━━━ EXERCISE INPUTS ━━━

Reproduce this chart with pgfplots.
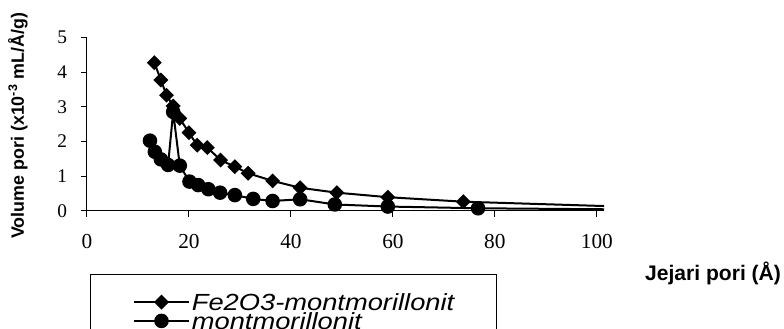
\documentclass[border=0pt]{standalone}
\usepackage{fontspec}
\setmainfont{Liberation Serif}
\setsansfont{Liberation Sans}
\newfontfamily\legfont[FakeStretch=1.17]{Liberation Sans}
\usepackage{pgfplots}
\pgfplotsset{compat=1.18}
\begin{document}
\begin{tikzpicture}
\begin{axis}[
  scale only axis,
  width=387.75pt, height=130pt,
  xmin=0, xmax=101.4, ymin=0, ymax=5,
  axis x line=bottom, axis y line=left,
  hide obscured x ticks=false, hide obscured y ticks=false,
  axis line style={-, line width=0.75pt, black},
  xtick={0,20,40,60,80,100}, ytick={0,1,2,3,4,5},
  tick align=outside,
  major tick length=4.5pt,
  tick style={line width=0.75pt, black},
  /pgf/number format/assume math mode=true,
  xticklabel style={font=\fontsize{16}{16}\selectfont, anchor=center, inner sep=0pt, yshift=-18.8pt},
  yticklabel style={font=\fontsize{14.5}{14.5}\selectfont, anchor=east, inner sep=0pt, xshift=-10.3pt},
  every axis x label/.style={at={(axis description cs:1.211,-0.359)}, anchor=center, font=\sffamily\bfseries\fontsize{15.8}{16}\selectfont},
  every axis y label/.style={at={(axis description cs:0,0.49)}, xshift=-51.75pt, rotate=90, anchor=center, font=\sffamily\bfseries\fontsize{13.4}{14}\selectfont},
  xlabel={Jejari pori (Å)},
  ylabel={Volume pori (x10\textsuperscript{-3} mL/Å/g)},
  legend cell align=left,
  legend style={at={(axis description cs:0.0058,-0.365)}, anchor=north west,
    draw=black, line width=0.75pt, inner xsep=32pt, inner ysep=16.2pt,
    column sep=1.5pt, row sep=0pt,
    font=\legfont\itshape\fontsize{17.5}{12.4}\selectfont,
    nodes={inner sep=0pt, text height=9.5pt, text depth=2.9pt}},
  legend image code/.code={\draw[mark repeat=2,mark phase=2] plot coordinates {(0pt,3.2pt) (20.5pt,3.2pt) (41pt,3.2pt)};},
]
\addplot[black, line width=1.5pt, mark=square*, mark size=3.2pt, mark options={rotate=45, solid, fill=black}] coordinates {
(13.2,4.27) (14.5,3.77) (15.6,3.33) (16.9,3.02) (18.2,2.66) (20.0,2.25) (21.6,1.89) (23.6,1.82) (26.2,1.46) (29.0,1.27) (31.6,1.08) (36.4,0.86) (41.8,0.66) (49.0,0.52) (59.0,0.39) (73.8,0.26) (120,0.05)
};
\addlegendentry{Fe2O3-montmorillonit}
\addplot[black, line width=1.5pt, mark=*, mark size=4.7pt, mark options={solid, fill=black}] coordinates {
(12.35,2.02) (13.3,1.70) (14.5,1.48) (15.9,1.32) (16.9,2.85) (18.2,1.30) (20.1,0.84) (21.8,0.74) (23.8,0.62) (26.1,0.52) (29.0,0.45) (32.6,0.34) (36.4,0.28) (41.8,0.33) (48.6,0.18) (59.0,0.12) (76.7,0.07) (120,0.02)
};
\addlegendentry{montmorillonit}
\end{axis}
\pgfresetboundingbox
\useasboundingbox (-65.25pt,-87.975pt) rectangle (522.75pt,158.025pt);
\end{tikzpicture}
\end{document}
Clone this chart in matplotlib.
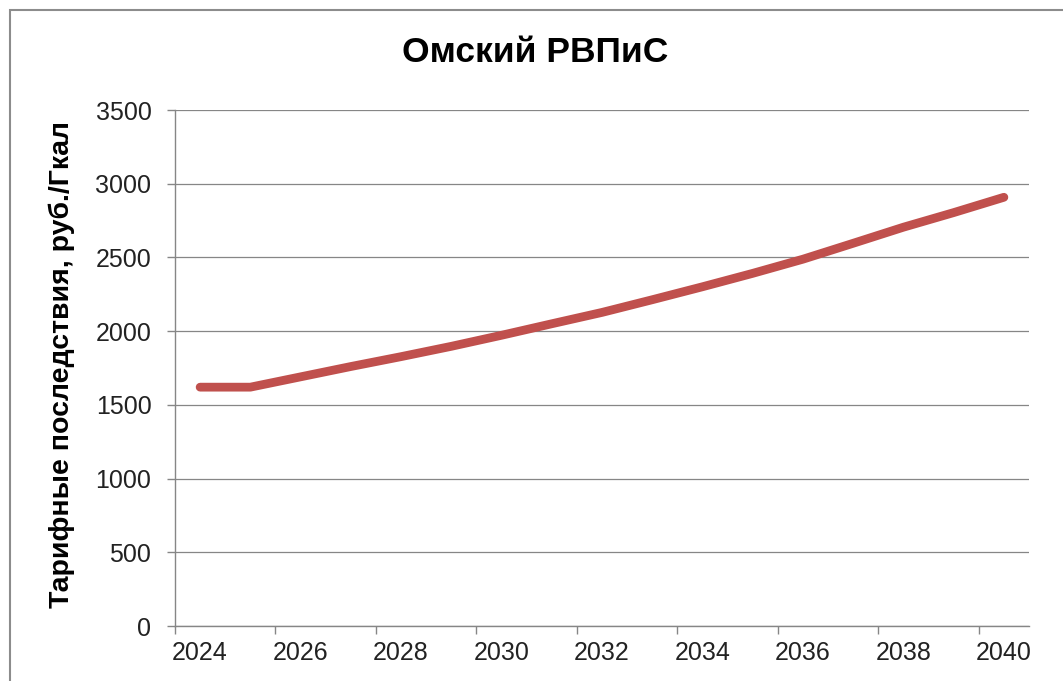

━━━

EXERCISE DESCRIPTION — Quote the records in full and exactly; skip any image.

EXERCISE RESULT —
Reproduce this chart with pgfplots.
\documentclass[border=0pt]{standalone}
\usepackage{fontspec}
\setmainfont{Liberation Serif}
\setsansfont{Liberation Sans}
\newfontfamily\legfont[FakeStretch=1.17]{Liberation Sans}
\usepackage{pgfplots}
\pgfplotsset{compat=1.18}
\begin{document}
\begin{tikzpicture}
\begin{axis}[
  scale only axis,
  width=387.75pt, height=130pt,
  xmin=0, xmax=101.4, ymin=0, ymax=5,
  axis x line=bottom, axis y line=left,
  hide obscured x ticks=false, hide obscured y ticks=false,
  axis line style={-, line width=0.75pt, black},
  xtick={0,20,40,60,80,100}, ytick={0,1,2,3,4,5},
  tick align=outside,
  major tick length=4.5pt,
  tick style={line width=0.75pt, black},
  /pgf/number format/assume math mode=true,
  xticklabel style={font=\fontsize{16}{16}\selectfont, anchor=center, inner sep=0pt, yshift=-18.8pt},
  yticklabel style={font=\fontsize{14.5}{14.5}\selectfont, anchor=east, inner sep=0pt, xshift=-10.3pt},
  every axis x label/.style={at={(axis description cs:1.211,-0.359)}, anchor=center, font=\sffamily\bfseries\fontsize{15.8}{16}\selectfont},
  every axis y label/.style={at={(axis description cs:0,0.49)}, xshift=-51.75pt, rotate=90, anchor=center, font=\sffamily\bfseries\fontsize{13.4}{14}\selectfont},
  xlabel={Jejari pori (Å)},
  ylabel={Volume pori (x10\textsuperscript{-3} mL/Å/g)},
  legend cell align=left,
  legend style={at={(axis description cs:0.0058,-0.365)}, anchor=north west,
    draw=black, line width=0.75pt, inner xsep=32pt, inner ysep=16.2pt,
    column sep=1.5pt, row sep=0pt,
    font=\legfont\itshape\fontsize{17.5}{12.4}\selectfont,
    nodes={inner sep=0pt, text height=9.5pt, text depth=2.9pt}},
  legend image code/.code={\draw[mark repeat=2,mark phase=2] plot coordinates {(0pt,3.2pt) (20.5pt,3.2pt) (41pt,3.2pt)};},
]
\addplot[black, line width=1.5pt, mark=square*, mark size=3.2pt, mark options={rotate=45, solid, fill=black}] coordinates {
(13.2,4.27) (14.5,3.77) (15.6,3.33) (16.9,3.02) (18.2,2.66) (20.0,2.25) (21.6,1.89) (23.6,1.82) (26.2,1.46) (29.0,1.27) (31.6,1.08) (36.4,0.86) (41.8,0.66) (49.0,0.52) (59.0,0.39) (73.8,0.26) (120,0.05)
};
\addlegendentry{Fe2O3-montmorillonit}
\addplot[black, line width=1.5pt, mark=*, mark size=4.7pt, mark options={solid, fill=black}] coordinates {
(12.35,2.02) (13.3,1.70) (14.5,1.48) (15.9,1.32) (16.9,2.85) (18.2,1.30) (20.1,0.84) (21.8,0.74) (23.8,0.62) (26.1,0.52) (29.0,0.45) (32.6,0.34) (36.4,0.28) (41.8,0.33) (48.6,0.18) (59.0,0.12) (76.7,0.07) (120,0.02)
};
\addlegendentry{montmorillonit}
\end{axis}
\pgfresetboundingbox
\useasboundingbox (-65.25pt,-87.975pt) rectangle (522.75pt,158.025pt);
\end{tikzpicture}
\end{document}
Clone this chart in matplotlib.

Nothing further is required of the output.